My grandmother’s love for me and the proof I always wanted is finally something that I can see, as I fold the soft green sweater, knit with the stitches she taught me, into a box for my daughter’s birthday. It turns out that she gave me one lasting, invaluable gift, after all.

Ten Ways to Anger a Knitter

Ten quick and easy ways to make a knitter angry:

  1. Consistently refer to her work as a “cute hobby.”

  2. When the knitter shows you a Shetland shawl she knit from handspun yarn that took 264 hours of her life to produce and will be an heirloom that her great-great grandchildren will be wrapped in on the days of their birth, say, “I saw one just like this at Wal-Mart!”

  3. On every journey you take with your knitter, make a point of driving by yarn shops but make sure you don’t have time to stop. (This works especially well if there is a sale on.)

  4. Shrink something.

  5. Tell her that you don’t know why she knits socks, that it seems silly when they are only $ 10 for five pairs and they’re just as good.

  6. Tell the knitter that you are sorry, but you really
    can’t feel
    a difference between cashmere and acrylic.

  7. Tell her that you aren’t the sort of person who could learn to knit, since you “can’t just sit there for hours.”

  8. Quietly take one out of every set of four double-pointed needles that she has and put them down the side of the couch. (You can’t convince me that you aren’t doing this already.)

  9. If you are a child, grow faster than your knitter can knit.
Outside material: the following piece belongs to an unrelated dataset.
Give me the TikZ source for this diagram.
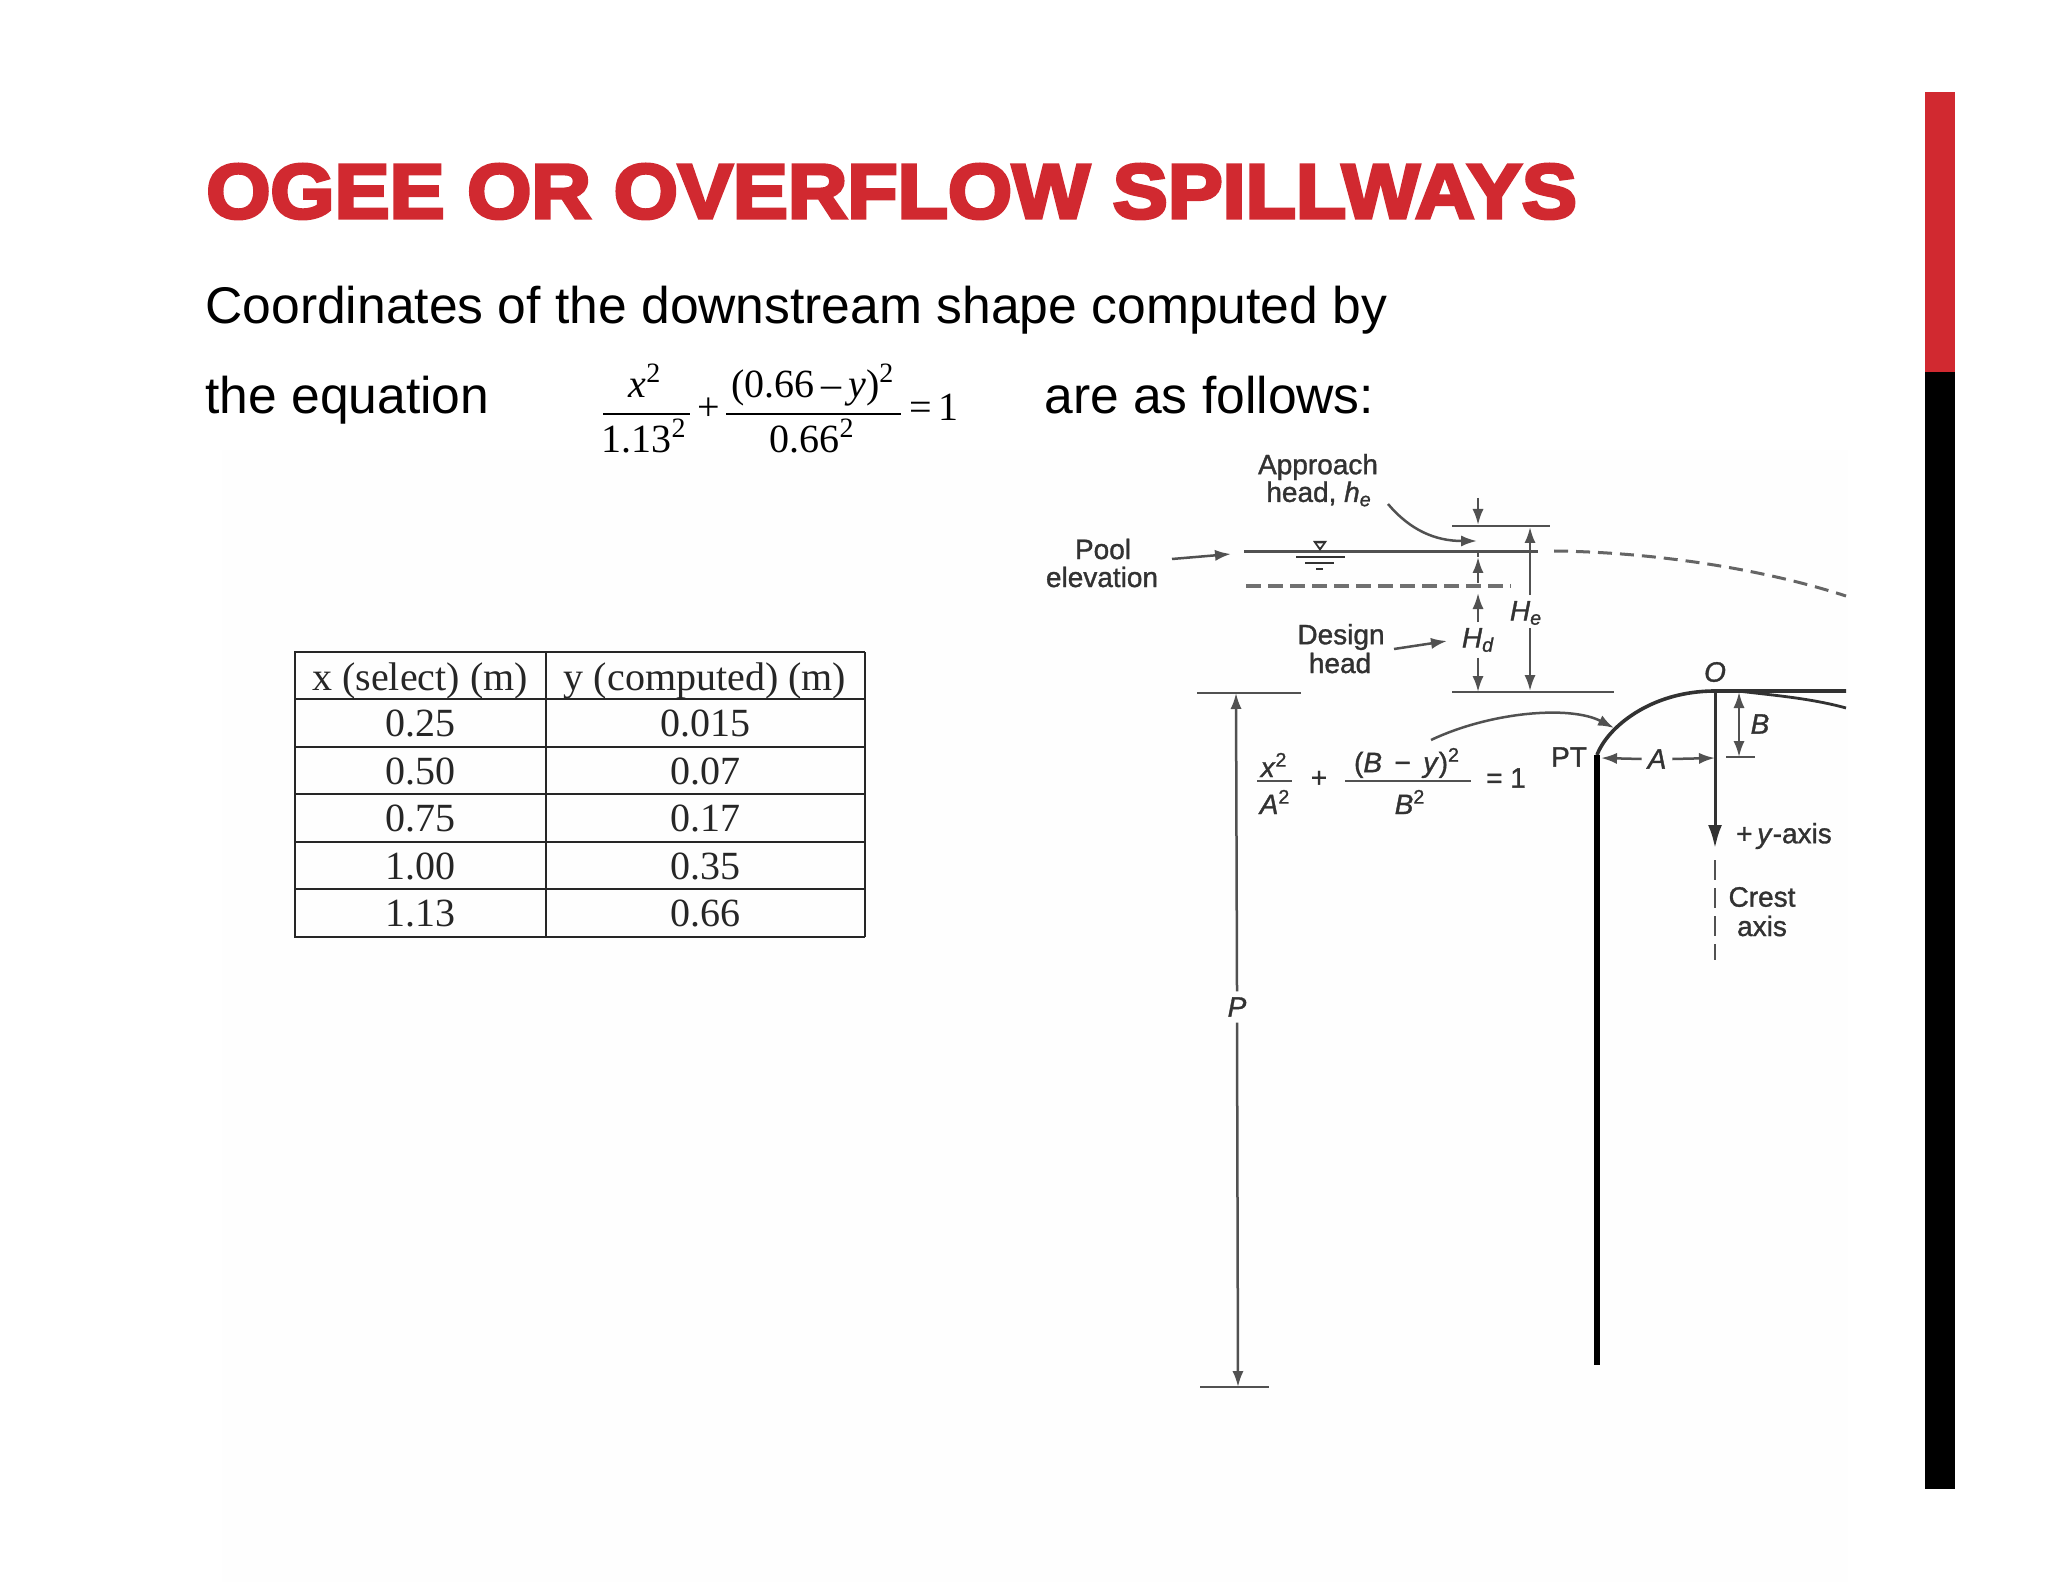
\documentclass[tikz,border=0pt]{standalone}
\usepackage{fontspec}
\setmainfont{Liberation Sans}
\newfontfamily\serifface{Liberation Serif}
\newfontfamily\titleface[FakeBold=4.5,FakeStretch=1.07]{Liberation Sans Bold}
\newfontfamily\sketchface[FakeBold=1.2]{Liberation Sans}
\usetikzlibrary{arrows.meta}
\definecolor{slidered}{RGB}{209,41,48}
\definecolor{inkgray}{RGB}{50,50,50}
\definecolor{paper}{RGB}{254,254,254}
\tikzset{
  lbl/.style={inner sep=0pt,outer sep=3pt,text=inkgray,align=center,font=\sketchface\fontsize{14}{16}\selectfont},
  body/.style={inner sep=0pt,anchor=base west,font=\fontsize{25.8}{28}\selectfont},
  cell/.style={inner sep=0pt,anchor=base,text=black!85,font=\serifface\fontsize{20}{22}\selectfont},
  eqn/.style={inner sep=0pt,anchor=base,font=\serifface\fontsize{20}{22}\selectfont},
  thin line/.style={draw=inkgray!85,line width=1.25pt},
  dim/.style={thin line,-{Latex[length=8pt,width=5.6pt]}},
}
\begin{document}
\begin{tikzpicture}[x=.5pt,y=-.5pt]
    \useasboundingbox (0,0) rectangle (2048,1582);
    \fill[white] (0,0) rectangle (2048,1582);
    \fill[paper] (222,450) rectangle (1848,1582);

    % side bar
    \fill[slidered] (1925,92) rectangle (1955,372);
    \fill[black] (1925,372) rectangle (1955,1489);

    % heading and text
    \node[inner sep=0pt,anchor=base west,text=slidered,font=\titleface\fontsize{38.5}{42}\selectfont] (title) at (206,218) {OGEE OR OVERFLOW SPILLWAYS};
    \node[body] (line1) at (205,324) {Coordinates of the downstream shape computed by};
    \node[body] (line2) at (205,414) {the equation};
    \node[body] (line3) at (1044,414) {are as follows:};

    % equation of the text line
    \coordinate (f1l) at (603,414);
    \coordinate (f1r) at (690,414);
    \coordinate (f2l) at (726,414);
    \coordinate (f2r) at (901,414);
    \draw[line width=1pt] (f1l) -- (f1r);
    \draw[line width=1pt] (f2l) -- (f2r);
    \node[eqn] (n1) at (645,398) {\textit{x}\textsuperscript{2}};
    \node[eqn] (d1) at (644,453) {1.13\textsuperscript{2}};
    \node[eqn] (plus) at (709,421) {+};
    \node[eqn] (n2) at (813,398) {(0.66\,–\,\textit{y})\textsuperscript{2}};
    \node[eqn] (d2) at (812,453) {0.66\textsuperscript{2}};
    \node[eqn] (eq1) at (934,421) {=\,1};

    % table
    \foreach \rowy in {652,699,747,794,842,889,937}
      \draw[line width=1pt,black!85] (294,\rowy) -- (865,\rowy);
    \foreach \colx in {295,546,865}
      \draw[line width=1pt,black!85] (\colx,652) -- (\colx,937);
    \node[cell] (h1) at (420,690) {x (select) (m)};
    \node[cell] (h2) at (705,690) {y (computed) (m)};
    \foreach \i/\rowy/\xval/\yval in {1/736/0.25/0.015,2/784/0.50/0.07,3/831/0.75/0.17,4/879/1.00/0.35,5/926/1.13/0.66}{
      \node[cell] (xv\i) at (420,\rowy) {\xval};
      \node[cell] (yv\i) at (705,\rowy) {\yval};
    }

    % labels of the sketch
    \node[lbl] (approach) at (1318,467) {Approach};
    \node[lbl] (appr2) at (1319,494) {head, \textit{h\textsubscript{e}}};
    \node[lbl] (pool) at (1103,549) {Pool};
    \node[lbl] (elev) at (1102,577) {elevation};
    \node[lbl] (design) at (1341,637) {Design};
    \node[lbl] (dhead) at (1340,663) {head};
    \node[lbl] (He) at (1526,613) {\textit{H\textsubscript{e}}};
    \node[lbl] (Hd) at (1478,640) {\textit{H\textsubscript{d}}};
    \node[lbl] (Pl) at (1237,1007) {\textit{P}};
    \node[lbl] (Ol) at (1715,672) {\textit{O}};
    \node[lbl] (Bl) at (1760,724) {\textit{B}};
    \node[lbl] (Al) at (1657,759) {\textit{A}};
    \node[lbl] (PTl) at (1569,757) {PT};
    \node[lbl] (yaxis) at (1784,836) {+\,\textit{y}-axis};
    \node[lbl] (crest) at (1762,897) {Crest};
    \node[lbl] (caxis) at (1762,926) {axis};

    % equation of the sketch
    \coordinate (s1l) at (1257,781);
    \coordinate (s1r) at (1292,781);
    \coordinate (s2l) at (1345,781);
    \coordinate (s2r) at (1471,781);
    \draw[thin line] (s1l) -- (s1r);
    \draw[thin line] (s2l) -- (s2r);
    \node[lbl] (sx) at (1274,765) {\textit{x}\textsuperscript{2}};
    \node[lbl] (sa) at (1275,802) {\textit{A}\textsuperscript{2}};
    \node[lbl] (splus) at (1319,779) {+};
    \node[lbl] (sb) at (1407,763) {(\textit{B}\, − \,\textit{y})\textsuperscript{2}};
    \node[lbl] (sb2) at (1410,802) {\textit{B}\textsuperscript{2}};
    \node[lbl] (seq) at (1506,778) {= 1};

    % water surface
    \coordinate (wl) at (1244,552);
    \coordinate (wr) at (1538,552);
    \coordinate (wd1) at (1554,551);
    \coordinate (wd2) at (1846,596);
    \coordinate (dl) at (1246,586);
    \coordinate (dr) at (1511,586);
    \draw[thin line,line width=1.5pt] (wl) -- (wr);
    \draw[thin line,draw=inkgray!75,line width=1.5pt,dash pattern=on 7pt off 4pt] (wd1) .. controls (1650,552) and (1760,568) .. (wd2);
    \draw[thin line,draw=inkgray!70,line width=1.6pt,dash pattern=on 7.5pt off 3.5pt] (dl) -- (dr);
    \fill[inkgray] (1313,541) -- (1327,541) -- (1320,551) -- cycle;
    \fill[white] (1317,543.5) -- (1323,543.5) -- (1320,547.5) -- cycle;
    \draw[inkgray,line width=.9pt] (1296,557) -- (1345,557) (1305,563) -- (1334,563) (1316,569) -- (1323,569);

    % bars
    \coordinate (tb1) at (1452,526);
    \coordinate (tb2) at (1550,526);
    \coordinate (lb1) at (1452,692);
    \coordinate (lb2) at (1614,692);
    \coordinate (pb1) at (1197,693);
    \coordinate (pb2) at (1301,693);
    \coordinate (qb1) at (1200,1387);
    \coordinate (qb2) at (1269,1387);
    \foreach \a/\b in {tb1/tb2,lb1/lb2,pb1/pb2,qb1/qb2}
      \draw[thin line] (\a) -- (\b);

    % dimension arrows
    \coordinate (a1) at (1478,498);
    \coordinate (a2) at (1478,525);
    \coordinate (a3) at (1478,583);
    \coordinate (a4) at (1478,557);
    \coordinate (a5) at (1478,593);
    \coordinate (a6) at (1478,692);
    \coordinate (a7) at (1478,552);
    \coordinate (e1) at (1530,527);
    \coordinate (e2) at (1530,691);
    \coordinate (e3) at (1530,595);
    \coordinate (e4) at (1530,628);
    \coordinate (p1) at (1236,693);
    \coordinate (p2) at (1238,1387);
    \draw[dim] (a1) -- (a2);
    \draw[thin line] (a7) -- (a4);
    \draw[dim] (a3) -- (a4);
    \draw[dim] (Hd.north) -- (a5);
    \draw[dim] (Hd.south) -- (a6);
    \draw[dim] (e3) -- (e1);
    \draw[dim] (e4) -- (e2);
    \draw[dim] (Pl.north) -- (p1);
    \draw[dim] (Pl.south) -- (p2);

    % pointers
    \coordinate (c1) at (1388,504);
    \coordinate (c2) at (1477,541);
    \coordinate (c3) at (1172,559);
    \coordinate (c4) at (1231,554);
    \coordinate (c5) at (1394,649);
    \coordinate (c6) at (1447,641);
    \coordinate (c7) at (1431,740);
    \coordinate (c8) at (1614,728);
    \draw[dim] (c1) .. controls (1410,530) and (1435,541) .. (c2);
    \draw[dim] (c3) -- (c4);
    \draw[dim] (c5) -- (c6);
    \draw[dim] (c7) .. controls (1490,712) and (1570,705) .. (c8);

    % crest
    \coordinate (pt) at (1597,755);
    \coordinate (o) at (1715,691);
    \coordinate (cr) at (1846,691);
    \coordinate (cs) at (1738,691);
    \coordinate (ce) at (1846,708);
    \coordinate (bt) at (1597,1365);
    \draw[inkgray,line width=1.8pt] (pt) .. controls (1607,728) and (1650,691) .. (o) -- (cr);
    \draw[inkgray,line width=1.4pt] (cs) .. controls (1770,695) and (1810,698) .. (ce);
    \draw[black,line width=3.2pt] (pt) -- (bt);

    % axis
    \coordinate (ya) at (1715,848);
    \coordinate (y1) at (1715,860);
    \coordinate (y2) at (1715,960);
    \draw[inkgray,line width=1.5pt,-{Latex[length=11.5pt,width=7pt]}] (o) -- (ya);
    \draw[thin line,dash pattern=on 10pt off 4pt] (y1) -- (y2);

    % A and B
    \coordinate (am) at (1601,758);
    \coordinate (an) at (1715,758);
    \coordinate (bb) at (1739,692);
    \coordinate (bc) at (1739,757);
    \coordinate (bd) at (1726,757);
    \coordinate (be) at (1755,757);
    \draw[dim] (Al.west) -- (am);
    \draw[dim] (Al.east) -- (an);
    \draw[thin line,{Latex[length=8pt,width=5.6pt]}-{Latex[length=8pt,width=5.6pt]}] (bb) -- (bc);
    \draw[thin line] (bd) -- (be);
\end{tikzpicture}
\end{document}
Requesting intricate sweaters and then refusing to wear them is also highly effective.

  10. Try to ban knitting during TV time, because the clicking of the needles annoys you.

This Makes More Sense

I
have uncovered a plot. For years I have surmised that there was something going on. I didn’t share my suspicions with other knitters since I was worried about causing mass panic without being confident of the facts. I have now gathered enough evidence to share the following with you.

It would appear that a group I have named TAKE (Team Against Knitting Enjoyment) is active in my household. I am writing to warn you in case a similar team is operating in your house too. Some of you may be unfamiliar with TAKE, but most of you will either have had personal experiences or know a victim of its baby-led splinter group TAPES (Team Against Parents Experiencing Sleep). I have established that TAKE has four operatives inside my household, and has definitely infiltrated my friendships and extended family.

TAKE is insidious and will stop at nothing to keep you from knitting. Some of their more advanced agents will spend years insinuating themselves your life, even living with you, in order
to lull you into their antiknitting web. Some agents are small and innocent-looking, posing as mere children; even your own offspring may be suspect. These tiny charming agents can disrupt many, many hours of knitting time. Do not allow their friendly manner and cute ways to lull you into a false sense of security.

Be alert to the following clues that TAKE may be active in your home:

The ringleader is the trickiest. This advanced agent appears unafraid to invest years of his or her own life maneuvering into a position to spoil your knitting enjoyment, dating you for a prolonged period of time or even entering into unions such as marriage to ensure a position of influence. He or she may even appear to support you in your desire to knit, softening you up by calling you “dear” or “honey,” and perhaps saying things like, “What are you knitting? That’s really nice.” He or she may even seem to take your side against the other agents, saying, “Go play outside, kids, your mom is trying to knit.” Do not be sucked into the web of deceit. Watch for the subtle indications that this person is a TAKE member. For example, after sending the children outside, ostensibly so you can concentrate on your knitting, does he or she then interrupt you every two minutes? Expect meals? Need you to find his or her shoes? Attempt to engage in marital relations? This agent will stop at nothing to distract you from your knitting mission.

Other operatives may flatter you or even request knitted objects of your making. Watch out for this insidious phrase: “Wow, Mom, that’s really cool; will you make me one?” If you pay close attention to their deeper intentions there will be indications that
they are insincere. For example, after requesting a sweater, do they then make it nearly impossible for you to knit it? Common strategies include choosing a yarn you hate using, patterns that are outrageously expensive or out of print, bizarre fitting requests, or color choices that may actually cause permanent brain damage to the knitter. A classic example would be a child (read: operative) who would like an unreasonably complex Aran sweater knit out of acrylic in a neon variegated colorway, with the neckline adjusted so it isn’t “choky.” Other operatives may catch the flu, lose their mittens, or pester you with requests for homework help. The smallest of these agents is the most effective, especially those weighing less than twenty pounds, since they are willing to get up in the night requesting feeding or comfort, thereby making you too tired to knit. Realistically, these small operatives have less effectiveness than the ringleader, since they must eventually “grow up” and move out of the house. Be aware that while this would appear to solve the problem, in reality they have just completed their training and are moving on to new assignments with other knitters.